Shallow water can make for some of the best underwater natural experiences. Light diminishes as we descend — where the light is, so there are the colors. Staying shallow often rewards us with sights we wouldn’t see further down, including much more colorful corals, different species of fish and a more radiant and light-filled environment.

More Bottom Time

It’s a cliché, and it’s true: practice makes perfect. Both in my own skill set — and in that of others — completing lengthy dives allows us to become fully relaxed and in tune with the underwater world. And the bottom time required for this comfort level means participating in shallow dives. While I would never advocate a “more is more” attitude when it comes to dive durations, sometimes it is nice to have all the time in the world on a dive.

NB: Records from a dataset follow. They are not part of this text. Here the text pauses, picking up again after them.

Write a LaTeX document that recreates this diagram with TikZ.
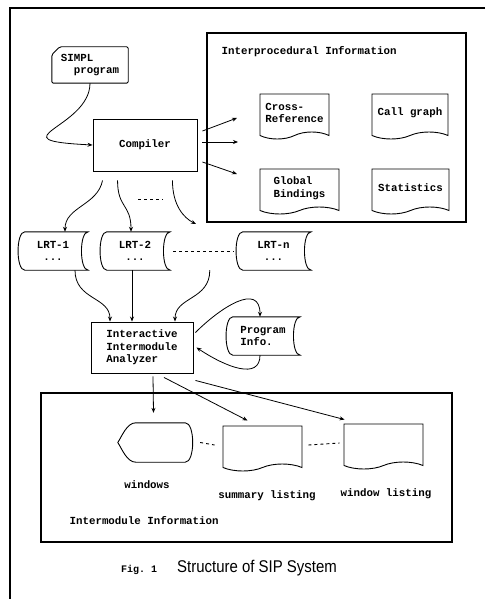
\documentclass[tikz,border=0pt]{standalone}
\usepackage{fontspec}
\setmonofont{Liberation Mono}
\newfontfamily\capfont[FakeStretch=0.88]{Liberation Sans}
\usetikzlibrary{arrows.meta,positioning,calc,shapes.symbols}

% outlines drawn round a named node
\newcommand{\storedoutline}[1]{%
  \draw[outline] ([xshift=7pt]#1.north west) -- (#1.north east)
    .. controls ([xshift=-9pt]#1.north east) and ([xshift=-9pt]#1.south east) .. (#1.south east)
    -- ([xshift=7pt]#1.south west)
    .. controls ([xshift=-2pt]#1.south west) and ([xshift=-2pt]#1.north west) .. cycle;}
\newcommand{\displayoutline}[1]{%
  \draw[outline] ([xshift=18pt]#1.north west) -- ([xshift=-8pt]#1.north east)
    .. controls ([xshift=2pt]#1.north east) and ([xshift=2pt]#1.south east) .. ([xshift=-8pt]#1.south east)
    -- ([xshift=18pt]#1.south west)
    .. controls ([xshift=9pt]#1.south west) and ([xshift=4pt,yshift=-6pt]#1.west) .. (#1.west)
    .. controls ([xshift=4pt,yshift=6pt]#1.west) and ([xshift=9pt]#1.north west) .. cycle;}
\newcommand{\cardoutline}[1]{%
  \draw[outline, rounded corners=1.5pt] ([xshift=8pt]#1.north west) -- (#1.north east)
    -- (#1.south east) -- (#1.south west) -- ([yshift=-8pt]#1.north west) -- cycle;}

\begin{document}
\begin{tikzpicture}[x=1pt, y=-1pt,
  font=\ttfamily\bfseries\fontsize{10.8}{12.5}\selectfont,
  outline/.style={line width=0.9pt},
  box/.style={draw, line width=0.9pt, align=left},
  frame/.style={draw, line width=1.2pt},
  doc/.style={tape, draw, line width=0.9pt, tape bend top=none, tape bend bottom=in and out,
    tape bend height=7pt, align=left, minimum width=76pt, minimum height=45pt},
  stored/.style={minimum width=70pt, minimum height=38pt, align=center},
  lbl/.style={inner sep=0pt},
  arr/.style={-{Stealth[length=5pt,width=4pt]}, line width=0.8pt},
  dots/.style={line width=0.9pt, dash pattern=on 3pt off 3pt}
]
\useasboundingbox (0,0) rectangle (485,599);
\draw[frame] (485,8) -- (10,8) -- (10,599);

% interprocedural part
\node[frame, minimum width=259pt, minimum height=189pt] (ipbox) at (336.5,127.5) {};
\node[lbl, below right=14pt and 15pt of ipbox.north west] (iptitle) {Interprocedural Information};
\node[doc, minimum width=69pt] (xref) at (294.5,113) {Cross-\\Reference};
\node[doc] (callg) at (410,113) {Call graph};
\node[doc, minimum width=79pt] (gbind) at (299.5,188) {Global\\Bindings};
\node[doc, minimum width=77pt] (stats) at (410.5,188) {Statistics};

% compiler stage
\node[minimum width=76pt, minimum height=36pt, align=left] (simpl) at (90,65) {SIMPL\\\phantom{xx}program};
\cardoutline{simpl}
\node[box, minimum width=104pt, minimum height=52pt] (compiler) at (145,145) {Compiler};
\coordinate (ipa) at (237,118);
\coordinate (ipb) at (238,142);
\coordinate (ipc) at (237,174);
\coordinate (lrtend) at (196,224);

\node[stored] (lrt1) at (53,251) {LRT-1\\...};
\node[stored] (lrt2) at (135,251) {LRT-2\\...};
\node[stored, minimum width=75pt] (lrtn) at (273.5,251) {LRT-n\\...};
\storedoutline{lrt1}
\storedoutline{lrt2}
\storedoutline{lrtn}

% analyzer stage
\node[box, minimum width=102pt, minimum height=51pt] (analyzer) at (142,347.5) {Interactive\\Intermodule\\Analyzer};
\node[stored, minimum width=74pt, align=left] (pinfo) at (263,336) {Program\\Info.};
\storedoutline{pinfo}

% intermodule part
\node[frame, minimum width=411pt, minimum height=149pt] (imbox) at (246.5,467.5) {};
\node[lbl, above right=18pt and 29pt of imbox.south west] (imtitle) {Intermodule Information};
\node[minimum width=75pt, minimum height=39pt] (win) at (155.5,442.5) {};
\displayoutline{win}
\node[doc, minimum width=79pt] (slist) at (262.5,445) {};
\node[doc, minimum width=79pt] (wlist) at (383.5,443) {};
\node[lbl] (winlbl) at (147,485) {windows};
\node[lbl] (slistlbl) at (267,496) {summary listing};
\node[lbl] (wlistlbl) at (386,494) {window listing};

\node (caption) at (229,568) {{\fontsize{10}{11}\selectfont Fig. 1}\hspace{20pt}{\capfont\mdseries\fontsize{17}{18}\selectfont Structure of SIP System}};

% connectors
\draw[arr] (simpl.south) .. controls +(0,45) and +(-100,-5) .. (compiler.west);
\draw[arr] ([xshift=5pt,yshift=14pt]compiler.east) -- (ipa);
\draw[arr] ([xshift=5pt,yshift=3pt]compiler.east) -- (ipb);
\draw[arr] ([xshift=5pt,yshift=-17pt]compiler.east) -- (ipc);
\draw[arr] ([xshift=10pt,yshift=-9pt]compiler.south west) .. controls +(-5,25) and +(0,-25) .. ([xshift=12pt]lrt1.north);
\draw[arr] ([xshift=25pt,yshift=-9pt]compiler.south west) .. controls +(0,28) and +(0,-28) .. ([xshift=-4pt]lrt2.north);
\draw[arr] ([xshift=-25pt,yshift=-9pt]compiler.south east) .. controls +(0,25) and +(-12,-6) .. (lrtend);
\draw[dots] (138,199) -- (163,199);
\draw[dots] ([xshift=3pt]lrt2.east) -- ([xshift=-2pt]lrtn.west);
\draw[arr] ([xshift=22pt]lrt1.south) .. controls +(0,30) and +(0,-25) .. ([xshift=-32pt]analyzer.north);
\draw[arr] ([xshift=-3pt]lrt2.south) -- ([xshift=-10pt]analyzer.north);
\draw[arr] ([xshift=-26pt]lrtn.south west) .. controls +(0,30) and +(0,-25) .. ([xshift=33pt]analyzer.north);
\draw[arr] ([xshift=2pt,yshift=15pt]analyzer.east) .. controls +(25,-25) and +(0,-35) .. ([xshift=-3pt]pinfo.north);
\draw[arr] ([xshift=-3pt]pinfo.south) .. controls +(0,25) and +(30,20) .. ([xshift=3pt]analyzer.east);
\draw[arr] ([xshift=11pt,yshift=-3pt]analyzer.south) -- ([xshift=-2pt,yshift=10pt]win.north);
\draw[arr] ([xshift=22pt,yshift=-4pt]analyzer.south) -- ([xshift=-15pt,yshift=5pt]slist.north);
\draw[arr] ([xshift=2pt,yshift=-7pt]analyzer.south east) -- ([xshift=1pt,yshift=4pt]wlist.north west);
\draw[dots] ([xshift=7pt]win.east) -- ([xshift=-8pt]slist.west);
\draw[dots] ([xshift=6pt]slist.east) -- ([xshift=-4pt]wlist.west);
\end{tikzpicture}
\end{document}
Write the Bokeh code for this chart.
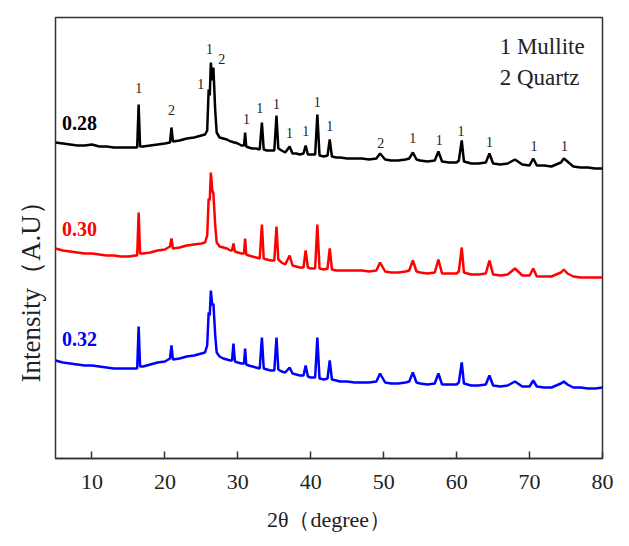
from bokeh.plotting import figure
from bokeh.models import ColumnDataSource, FixedTicker, Label, Range1d, Title
from bokeh.core.properties import value
from bokeh.embed import file_html
from bokeh.resources import INLINE

# 2-theta positions (degree), shared by the three patterns
two_theta = [
    5, 6, 7, 8, 9, 10, 11, 12, 13, 14, 15, 16,
    16.2, 16.4, 16.6, 17, 18, 19, 20, 20.7, 20.9, 21.1,
    22, 23, 24, 25, 25.5, 25.8, 26.0, 26.15, 26.3, 26.5, 26.65, 26.9, 27.1, 27.5,
    28, 28.5, 29, 29.2, 29.4, 29.6, 30, 30.5, 30.85, 31.0, 31.15, 31.5, 32, 32.5,
    33.0, 33.3, 33.55, 34, 34.5, 35.0, 35.3, 35.55, 36, 36.5, 37.1, 37.5, 38, 38.5,
    39.0, 39.3, 39.6, 40, 40.6, 40.9, 41.2, 41.8, 42.3, 42.6, 42.9, 43.5, 44, 45,
    46, 47, 48, 49, 49.5, 50.2, 51, 52, 53, 53.5, 54, 54.5, 55, 56,
    57, 57.5, 58, 59, 60, 60.3, 60.7, 61, 62, 63, 64, 64.5, 65, 66,
    67, 68.0, 69, 70, 70.5, 71, 72, 73, 74.3, 74.7, 75.2, 76, 77, 78, 79, 80,
]

# intensity (a.u., stacked) for each sample
int_028 = [
    358, 357, 356, 355, 355, 356, 354, 354, 353, 353, 353, 353,
    353, 396, 354, 354, 355, 356, 357, 358, 373, 359,
    360, 362, 363, 365, 366, 370, 411, 405, 438, 420, 433, 390, 368, 363,
    362, 361, 359, 359, 358, 358, 357, 355, 355, 368, 354, 353, 352, 352,
    351, 378, 351, 350, 350, 350, 385, 352, 350, 348, 354, 347, 347, 346,
    347, 355, 346, 346, 346, 386, 345, 344, 345, 361, 344, 343, 343, 342,
    342, 342, 341, 342, 347, 341, 340, 340, 341, 342, 348, 341, 340, 339,
    340, 349, 339, 338, 338, 340, 360, 339, 337, 337, 338, 347, 337, 336,
    337, 341, 336, 335, 342, 335, 335, 334, 338, 342, 339, 334, 333, 333, 332, 332,
]
int_030 = [
    252, 250, 249, 248, 247, 247, 246, 245, 245, 244, 244, 245,
    245, 288, 247, 247, 248, 250, 251, 254, 262, 252,
    253, 255, 256, 257, 258, 265, 302, 300, 328, 310, 307, 275, 258, 254,
    253, 252, 250, 250, 257, 249, 248, 247, 247, 262, 246, 245, 244, 243,
    242, 276, 242, 241, 240, 240, 274, 241, 238, 236, 245, 235, 234, 233,
    233, 250, 233, 232, 232, 276, 232, 231, 232, 252, 231, 230, 230, 230,
    230, 230, 229, 230, 238, 229, 228, 228, 229, 230, 240, 229, 228, 227,
    228, 241, 227, 227, 227, 229, 253, 228, 226, 226, 227, 240, 226, 225,
    226, 232, 225, 225, 232, 224, 224, 224, 228, 231, 227, 224, 223, 223, 223, 223,
]
int_032 = [
    140, 138, 137, 136, 135, 135, 134, 133, 132, 132, 132, 132,
    132, 174, 134, 134, 136, 138, 139, 142, 155, 141,
    142, 144, 145, 147, 148, 155, 188, 185, 210, 195, 197, 165, 148, 144,
    142, 141, 140, 140, 157, 139, 138, 137, 137, 152, 136, 135, 134, 133,
    132, 163, 132, 131, 130, 130, 163, 131, 129, 128, 133, 127, 126, 125,
    125, 135, 124, 123, 123, 163, 122, 121, 122, 140, 121, 120, 119, 119,
    118, 118, 118, 119, 127, 118, 117, 117, 118, 119, 128, 118, 117, 116,
    117, 127, 116, 116, 116, 118, 138, 117, 115, 115, 116, 125, 115, 114,
    115, 119, 114, 114, 120, 114, 113, 113, 117, 119, 116, 113, 113, 112, 112, 113,
]

# peak markers on the 0.28 pattern: 1 = mullite, 2 = quartz
mark_x = [16.4, 20.9, 24.9, 26.1, 27.8, 31.2, 33.0, 35.3, 37.1, 39.3, 40.9, 42.6,
          49.6, 54.0, 57.6, 60.6, 64.5, 70.6, 74.8]
mark_y = [413, 391, 417, 452, 442, 382, 393, 397, 368, 370, 399, 375,
          358, 363, 361, 370, 359, 355, 355]
mark_text = ["1", "2", "1", "1", "2", "1", "1", "1", "1", "1", "1", "1",
             "2", "1", "1", "1", "1", "1", "1"]

samples = ["0.28", "0.30", "0.32"]
sample_y = [378, 272, 162]
colors = ["black", "red", "blue"]

legend_lines = ["1 Mullite", "2 Quartz"]
legend_y = [454, 423]

FONT = "'Times New Roman', 'Liberation Serif', serif"

p = figure(width=621, height=540, output_backend="svg", toolbar_location=None,
           x_range=Range1d(5, 80), y_range=Range1d(42, 483),
           min_border_left=55, min_border_right=19, min_border_top=17,
           min_border_bottom=82)
p.background_fill_color = "white"
p.border_fill_color = "white"
p.grid.visible = False
p.outline_line_color = "#333333"
p.outline_line_width = 1.5

# x axis: inward ticks, serif labels
p.xaxis.ticker = FixedTicker(ticks=[10, 20, 30, 40, 50, 60, 70, 80])
p.xaxis.major_tick_in = 7
p.xaxis.major_tick_out = 0
p.xaxis.minor_tick_line_color = None
p.xaxis.axis_line_color = "#333333"
p.xaxis.axis_line_width = 1.5
p.xaxis.major_tick_line_color = "#333333"
p.xaxis.major_tick_line_width = 1.5
p.xaxis.major_label_text_font = FONT
p.xaxis.major_label_text_font_size = "22px"
p.xaxis.major_label_text_color = "#222222"
p.xaxis.major_label_standoff = 16
p.xaxis.axis_label = "2θ（degree）"
p.xaxis.axis_label_text_font = FONT
p.xaxis.axis_label_text_font_size = "22px"
p.xaxis.axis_label_text_font_style = "normal"
p.xaxis.axis_label_text_color = "#222222"
p.xaxis.axis_label_standoff = 15

p.yaxis.visible = False

# y axis title, offset towards the bottom as in the original
p.add_layout(Title(text="Intensity（A.U）", align="left", offset=76, standoff=20,
                   text_font=FONT, text_font_size="27px", text_font_style="normal",
                   text_color="#222222"), "left")

data = [int_028, int_030, int_032]
for ys, c in zip(data, colors):
    src = ColumnDataSource(dict(x=two_theta, y=ys))
    p.line("x", "y", source=src, line_color=c, line_width=2.5)

marks = ColumnDataSource(dict(x=mark_x, y=mark_y, t=mark_text))
p.text("x", "y", text="t", source=marks, text_font=value(FONT),
       text_font_size="14px", text_align="center", text_baseline="middle",
       text_color="#222222")

for s, sy, c in zip(samples, sample_y, colors):
    p.add_layout(Label(x=5.9, y=sy, text=s, text_font=FONT, text_font_size="20px",
                       text_font_style="bold", text_color=c,
                       text_baseline="middle", text_align="left"))

for t, ly in zip(legend_lines, legend_y):
    p.add_layout(Label(x=65.9, y=ly, text=t, text_font=FONT, text_font_size="23px",
                       text_color="#222222", text_baseline="middle",
                       text_align="left"))

open("out.html", "w").write(file_html(p, INLINE))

Shallow Dives Make for Great for Night and Winter Dives

For those of us who do not live in the tropics a good portion of our year is quite cold, and darkness falls early. So if we want to dive year round, many of our dives will necessarily be night dives in cold water. And shallow dives are good for those circumstances, as the deeper we go, the colder we will get. And when temperatures start in the low 40s, you don’t want to get that much lower. So a shallow, shore dive in a familiar location is a great option — and quite a challenging one — in the midst of a dark, winter night. But it also has rewards, such as gin-clear water, sluggish fish that allow you to get much closer than in the daytime, and a range of animals you’d normally not see in warmer waters.

I am a strong believer that shallow dives should be a part of any well-rounded diver’s recurring program. Of course, deep dives have their merits, too, both as pleasure dives and for the training and experience they provide. But make sure you add in a few shallow dives from time to time, and experience more of the aquatic world has to offer close to the surface.